→ PROBLEM:
Go through the records and show each line where the word "with" occurs.

→ Source code of charts:
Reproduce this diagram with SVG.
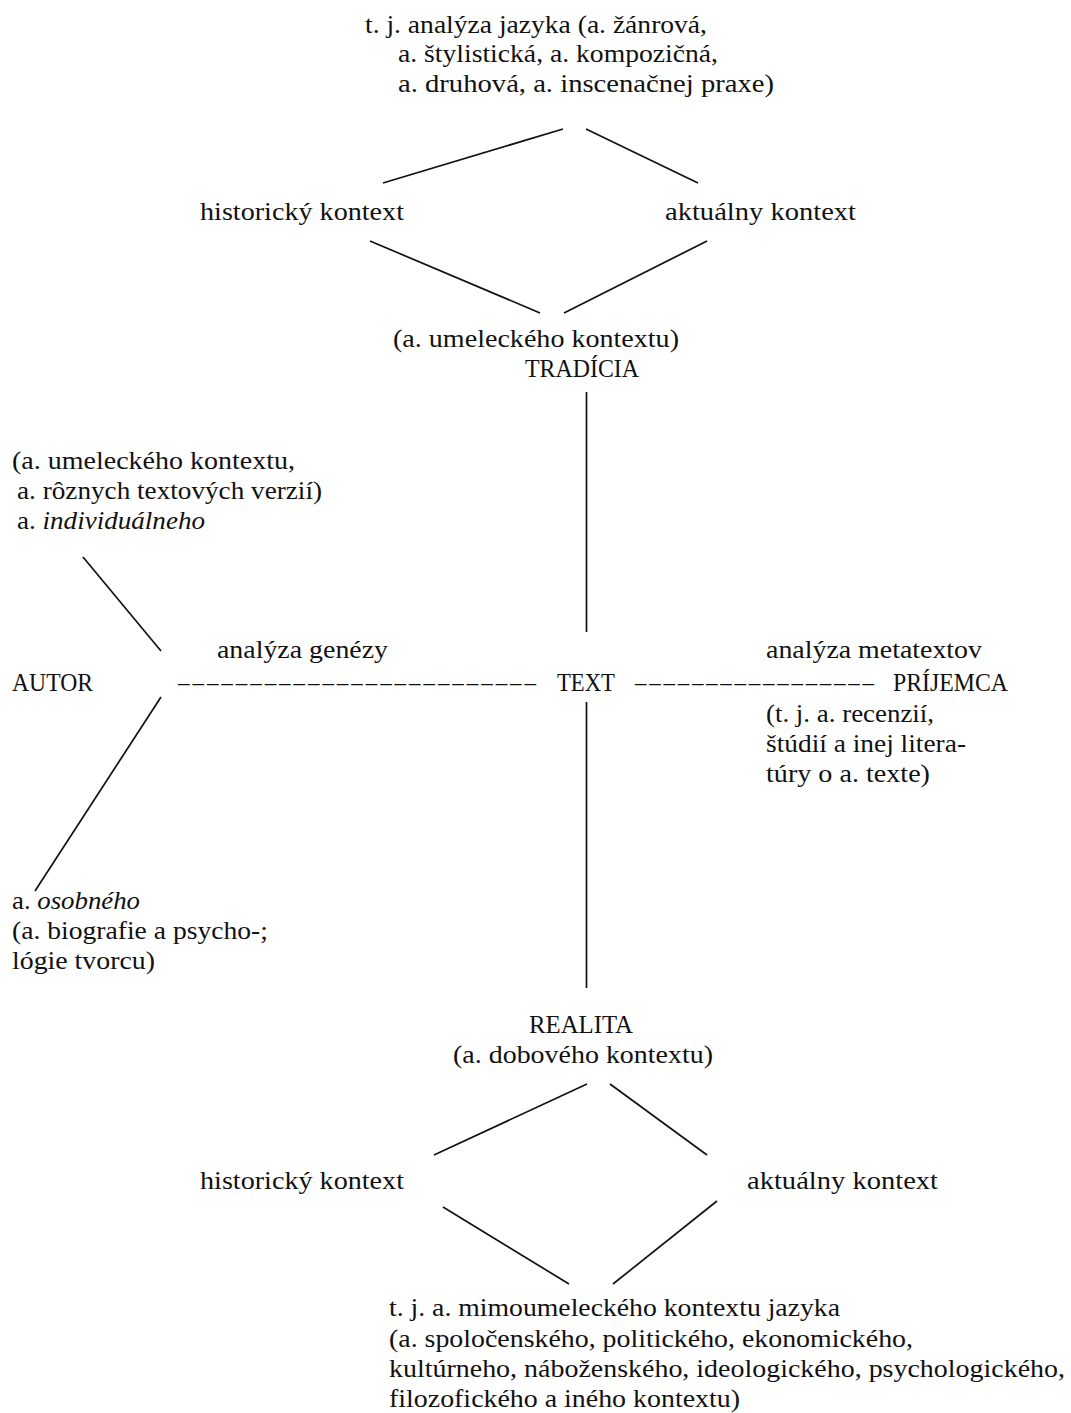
<svg xmlns="http://www.w3.org/2000/svg" width="1071" height="1413" viewBox="0 0 1071 1413">
<style>
text{font-family:"Liberation Serif","Times New Roman",serif;font-size:25.5px;fill:#111}
.d{font-size:23px}
.it{font-style:italic}
.c line{stroke:#111;stroke-width:1.7;stroke-linecap:butt}
</style>
<rect width="1071" height="1413" fill="#fff"/>
<g class="c" id="connectors">
<line x1="563" y1="129" x2="383" y2="183"/>
<line x1="586" y1="129" x2="698" y2="183"/>
<line x1="370" y1="241" x2="540" y2="313"/>
<line x1="707" y1="241" x2="564" y2="313"/>
<line x1="586.5" y1="392" x2="586.5" y2="632"/>
<line x1="83" y1="557" x2="161" y2="651"/>
<line x1="161" y1="697" x2="35" y2="891"/>
<line x1="586.5" y1="702" x2="586.5" y2="988"/>
<line x1="587" y1="1084" x2="434" y2="1155"/>
<line x1="610" y1="1084" x2="707" y2="1155"/>
<line x1="443" y1="1207" x2="569" y2="1284"/>
<line x1="717" y1="1201" x2="613" y2="1284"/>
<text class="d" x="178" y="690" textLength="358" lengthAdjust="spacing">–––––––––––––––––––––––––</text>
<text class="d" x="635" y="690" textLength="239" lengthAdjust="spacing">–––––––––––––––––</text>
</g>
<g id="top">
<text x="365" y="33" textLength="342" lengthAdjust="spacingAndGlyphs">t. j. analýza jazyka (a. žánrová,</text>
<text x="398" y="62" textLength="320" lengthAdjust="spacingAndGlyphs">a. štylistická, a. kompozičná,</text>
<text x="398" y="92" textLength="376" lengthAdjust="spacingAndGlyphs">a. druhová, a. inscenačnej praxe)</text>
</g>
<g id="hist-top"><text x="200" y="220" textLength="204" lengthAdjust="spacingAndGlyphs">historický kontext</text></g>
<g id="akt-top"><text x="665" y="220" textLength="191" lengthAdjust="spacingAndGlyphs">aktuálny kontext</text></g>
<g id="tradicia">
<text x="393" y="347" textLength="286" lengthAdjust="spacingAndGlyphs">(a. umeleckého kontextu)</text>
<text x="525" y="377" textLength="114" lengthAdjust="spacingAndGlyphs">TRADÍCIA</text>
</g>
<g id="autor-upper">
<text x="12" y="469" textLength="283" lengthAdjust="spacingAndGlyphs">(a. umeleckého kontextu,</text>
<text x="17" y="499" textLength="305" lengthAdjust="spacingAndGlyphs">a. rôznych textových verzií)</text>
<text x="17" y="529" textLength="188" lengthAdjust="spacingAndGlyphs">a. <tspan class="it">individuálneho</tspan></text>
</g>
<g id="genezy"><text x="217" y="658" textLength="171" lengthAdjust="spacingAndGlyphs">analýza genézy</text></g>
<g id="autor"><text x="12" y="691" textLength="81" lengthAdjust="spacingAndGlyphs">AUTOR</text></g>
<g id="text"><text x="557" y="691" textLength="58" lengthAdjust="spacingAndGlyphs">TEXT</text></g>
<g id="metatext"><text x="766" y="658" textLength="216" lengthAdjust="spacingAndGlyphs">analýza metatextov</text></g>
<g id="prijemca">
<text x="893" y="691" textLength="115" lengthAdjust="spacingAndGlyphs">PRÍJEMCA</text>
<text x="766" y="722" textLength="168" lengthAdjust="spacingAndGlyphs">(t. j. a. recenzií,</text>
<text x="766" y="752" textLength="200" lengthAdjust="spacingAndGlyphs">štúdií a inej litera-</text>
<text x="766" y="782" textLength="164" lengthAdjust="spacingAndGlyphs">túry o a. texte)</text>
</g>
<g id="autor-lower">
<text x="12" y="909" textLength="128" lengthAdjust="spacingAndGlyphs">a. <tspan class="it">osobného</tspan></text>
<text x="12" y="939" textLength="256" lengthAdjust="spacingAndGlyphs">(a. biografie a psycho-;</text>
<text x="12" y="969" textLength="143" lengthAdjust="spacingAndGlyphs">lógie tvorcu)</text>
</g>
<g id="realita">
<text x="529" y="1033" textLength="104" lengthAdjust="spacingAndGlyphs">REALITA</text>
<text x="453" y="1063" textLength="260" lengthAdjust="spacingAndGlyphs">(a. dobového kontextu)</text>
</g>
<g id="hist-bottom"><text x="200" y="1189" textLength="204" lengthAdjust="spacingAndGlyphs">historický kontext</text></g>
<g id="akt-bottom"><text x="747" y="1189" textLength="191" lengthAdjust="spacingAndGlyphs">aktuálny kontext</text></g>
<g id="bottom">
<text x="389" y="1316" textLength="451" lengthAdjust="spacingAndGlyphs">t. j. a. mimoumeleckého kontextu jazyka</text>
<text x="389" y="1347" textLength="524" lengthAdjust="spacingAndGlyphs">(a. spoločenského, politického, ekonomického,</text>
<text x="389" y="1377" textLength="676" lengthAdjust="spacingAndGlyphs">kultúrneho, náboženského, ideologického, psychologického,</text>
<text x="389" y="1407" textLength="351" lengthAdjust="spacingAndGlyphs">filozofického a iného kontextu)</text>
</g>
</svg>
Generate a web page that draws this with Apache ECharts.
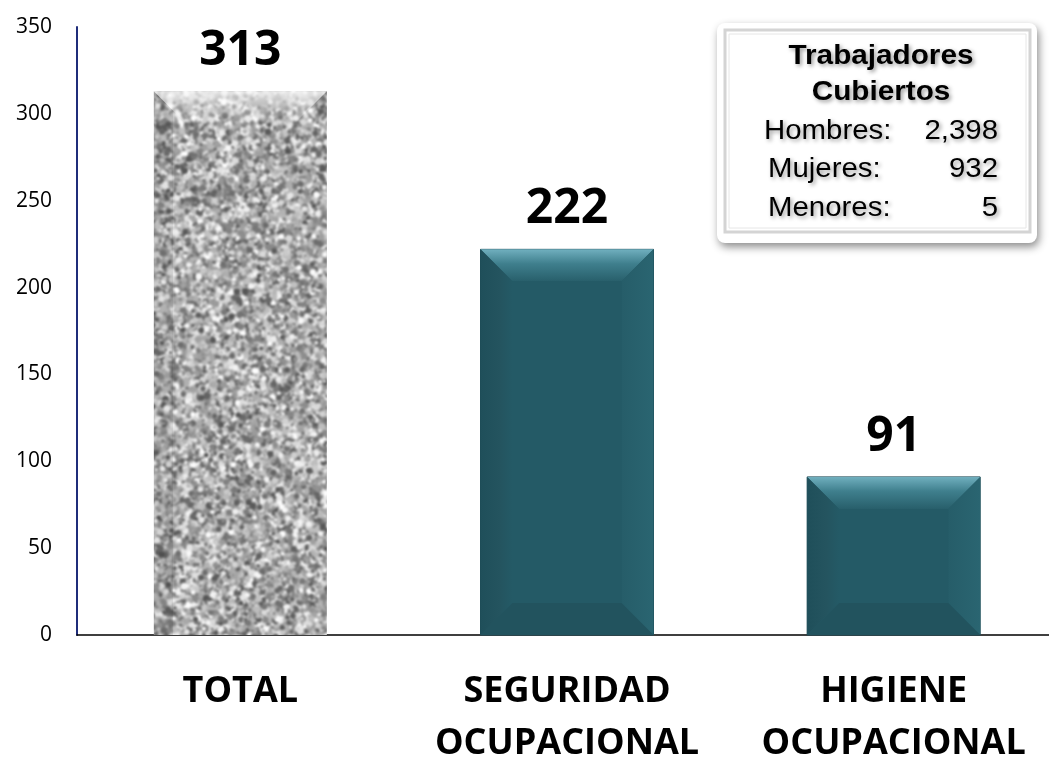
<!DOCTYPE html>
<html>
<head>
<meta charset="utf-8">
<script src="https://cdn.jsdelivr.net/npm/echarts@6/dist/echarts.min.js"></script>
<style>
  html, body { margin: 0; padding: 0; background: #fff; }
  #chart { width: 1049px; height: 757px; }
</style>
</head>
<body>
<div id="chart"></div>
<script>
const categories = ['TOTAL', 'SEGURIDAD\nOCUPACIONAL', 'HIGIENE\nOCUPACIONAL']
const values = [313, 222, 91]
const yTicks = { min: 0, max: 350, interval: 50 }

const legendTitle = ['Trabajadores', 'Cubiertos']
const legendLabels = ['Hombres:', 'Mujeres:', 'Menores:']
const legendValues = ['2,398', '932', '5']

// grey granite-like texture for the TOTAL bar (big enough to avoid tile seams)
function makeNoise() {
  let seed = 12345
  const rnd = () => {
    seed |= 0; seed = seed + 0x6D2B79F5 | 0
    let t = Math.imul(seed ^ seed >>> 15, 1 | seed)
    t = t + Math.imul(t ^ t >>> 7, 61 | t) ^ t
    return ((t ^ t >>> 14) >>> 0) / 4294967296
  }
  const w = 420, h = 720
  const raw = document.createElement('canvas')
  raw.width = w; raw.height = h
  const c = raw.getContext('2d')
  c.fillStyle = '#b6b6b6'
  c.fillRect(0, 0, w, h)
  for (let i = 0; i < 60000; i++) {
    const g = Math.floor(85 + rnd() * 170)
    c.fillStyle = 'rgb(' + g + ',' + g + ',' + g + ')'
    c.beginPath()
    c.arc(rnd() * w, rnd() * h, 1 + rnd() * 2.4, 0, Math.PI * 2)
    c.fill()
  }
  const out = document.createElement('canvas')
  out.width = w; out.height = h
  const o = out.getContext('2d')
  o.filter = 'blur(0.9px)'
  o.drawImage(raw, 0, 0)
  return out
}
const noise = makeNoise()

const chart = echarts.init(document.getElementById('chart'))

function poly(points, fill) {
  return { type: 'polygon', shape: { points }, style: { fill } }
}

function renderBar(params, api) {
  const idx = api.value(0)
  const top = api.coord([idx, api.value(1)])
  const base = api.coord([idx, 0])
  const w = 173
  const x0 = top[0] - w / 2, x1 = top[0] + w / 2
  const y0 = top[1], y1 = base[1]
  const b = Math.min(32, (y1 - y0) / 2)
  const children = []
  if (idx === 0) {
    children.push({ type: 'rect', shape: { x: x0, y: y0, width: w, height: y1 - y0 },
      style: { fill: { image: noise, repeat: 'repeat' } } })
    children.push(poly([[x0, y0], [x1, y0], [x1 - b, y0 + b], [x0 + b, y0 + b]],
      new echarts.graphic.LinearGradient(0, 0, 0, 1, [
        { offset: 0, color: 'rgba(255,255,255,0.75)' },
        { offset: 1, color: 'rgba(255,255,255,0)' }])))
    children.push(poly([[x0, y0], [x0 + b * 0.6, y0 + b * 0.6], [x0 + b * 0.6, y1], [x0, y1]], 'rgba(0,0,0,0.08)'))
  } else {
    children.push({ type: 'rect', shape: { x: x0, y: y0, width: w, height: y1 - y0 },
      style: { fill: '#245a66', stroke: '#1d4b56', lineWidth: 1 } })
    children.push(poly([[x0, y0], [x1, y0], [x1 - b, y0 + b], [x0 + b, y0 + b]],
      new echarts.graphic.LinearGradient(0, 0, 0, 1, [
        { offset: 0, color: '#70afbe' },
        { offset: 0.45, color: '#3f7f8d' },
        { offset: 1, color: '#285f6b' }])))
    children.push(poly([[x0, y0], [x0 + b, y0 + b], [x0 + b, y1 - b], [x0, y1]],
      new echarts.graphic.LinearGradient(0, 0, 1, 0, [
        { offset: 0, color: '#1f4f5a' },
        { offset: 0.6, color: '#24545f' },
        { offset: 1, color: '#245a66' }])))
    children.push(poly([[x1, y0], [x1 - b, y0 + b], [x1 - b, y1 - b], [x1, y1]],
      new echarts.graphic.LinearGradient(0, 0, 1, 0, [
        { offset: 0, color: '#265d69' },
        { offset: 1, color: '#2a6571' }])))
    children.push(poly([[x0, y1], [x0 + b, y1 - b], [x1 - b, y1 - b], [x1, y1]], '#22535e'))
    children.push({ type: 'rect', shape: { x: x0 + b, y: y0 + b, width: w - 2 * b, height: Math.max(0, y1 - y0 - 2 * b) },
      style: { fill: '#245a66' } })
  }
  children.push({ type: 'text', style: {
    text: String(api.value(1)), x: top[0], y: y0 - 40,
    align: 'center', verticalAlign: 'middle',
    fontSize: 48, fontWeight: 'bold', fontFamily: 'Open Sans', fill: '#000' } })
  return { type: 'group', children }
}

const shadowText = {
  textShadowColor: 'rgba(0,0,0,0.4)', textShadowBlur: 4,
  textShadowOffsetX: 2, textShadowOffsetY: 2
}
const legendChildren = [
  { type: 'rect', shape: { x: 717, y: 23, width: 320, height: 220, r: 8 },
    style: { fill: '#fff', shadowColor: 'rgba(0,0,0,0.45)', shadowBlur: 8, shadowOffsetX: 2, shadowOffsetY: 4 } },
  { type: 'rect', shape: { x: 725, y: 30, width: 305, height: 202 },
    style: { fill: 'none', stroke: '#d4d4d4', lineWidth: 3 } },
  { type: 'rect', shape: { x: 729, y: 34, width: 297, height: 194 },
    style: { fill: 'none', stroke: '#e6e6e6', lineWidth: 1 } }
]
legendTitle.forEach((t, i) => {
  legendChildren.push({ type: 'text', x: 881, y: 57 + i * 36, scaleX: 1.1, style: Object.assign({
    text: t, align: 'center', verticalAlign: 'middle',
    fontSize: 27, fontWeight: 'bold', fontFamily: 'Liberation Sans', fill: '#000' }, shadowText) })
})
legendLabels.forEach((t, i) => {
  const y = 131 + i * 38.5
  legendChildren.push({ type: 'text', x: 764 + (i ? 4 : 0), y, scaleX: 1.05, style: Object.assign({
    text: t, align: 'left', verticalAlign: 'middle',
    fontSize: 28, fontFamily: 'Liberation Sans', fill: '#000' }, shadowText) })
  legendChildren.push({ type: 'text', x: 998, y, scaleX: 1.05, style: Object.assign({
    text: legendValues[i], align: 'right', verticalAlign: 'middle',
    fontSize: 28, fontFamily: 'Liberation Sans', fill: '#000' }, shadowText) })
})

chart.setOption({
  animation: false,
  grid: { left: 77, right: -8, top: 27, bottom: 122, containLabel: false, outerBoundsMode: 'none' },
  xAxis: {
    type: 'category',
    data: categories,
    axisLine: { lineStyle: { color: '#000', width: 1.5 } },
    axisTick: { show: false },
    axisLabel: {
      interval: 0, margin: 31, color: '#000',
      fontSize: 36, fontWeight: 'bold', fontFamily: 'Open Sans', lineHeight: 52
    }
  },
  yAxis: {
    type: 'value',
    min: yTicks.min, max: yTicks.max, interval: yTicks.interval,
    axisLine: { show: true, lineStyle: { color: '#1f2d7a', width: 2 } },
    axisTick: { show: false },
    splitLine: { show: false },
    axisLabel: { margin: 25, color: '#000', fontSize: 21, fontFamily: 'Open Sans' }
  },
  series: [{
    type: 'custom',
    renderItem: renderBar,
    encode: { x: 0, y: 1 },
    data: values.map((v, i) => [i, v])
  }],
  graphic: { elements: [{ type: 'group', children: legendChildren }] }
})
</script>
</body>
</html>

→ WORKED SOLUTION:
Reproduce this diagram with SVG.
Generate a web page that draws this with Apache ECharts.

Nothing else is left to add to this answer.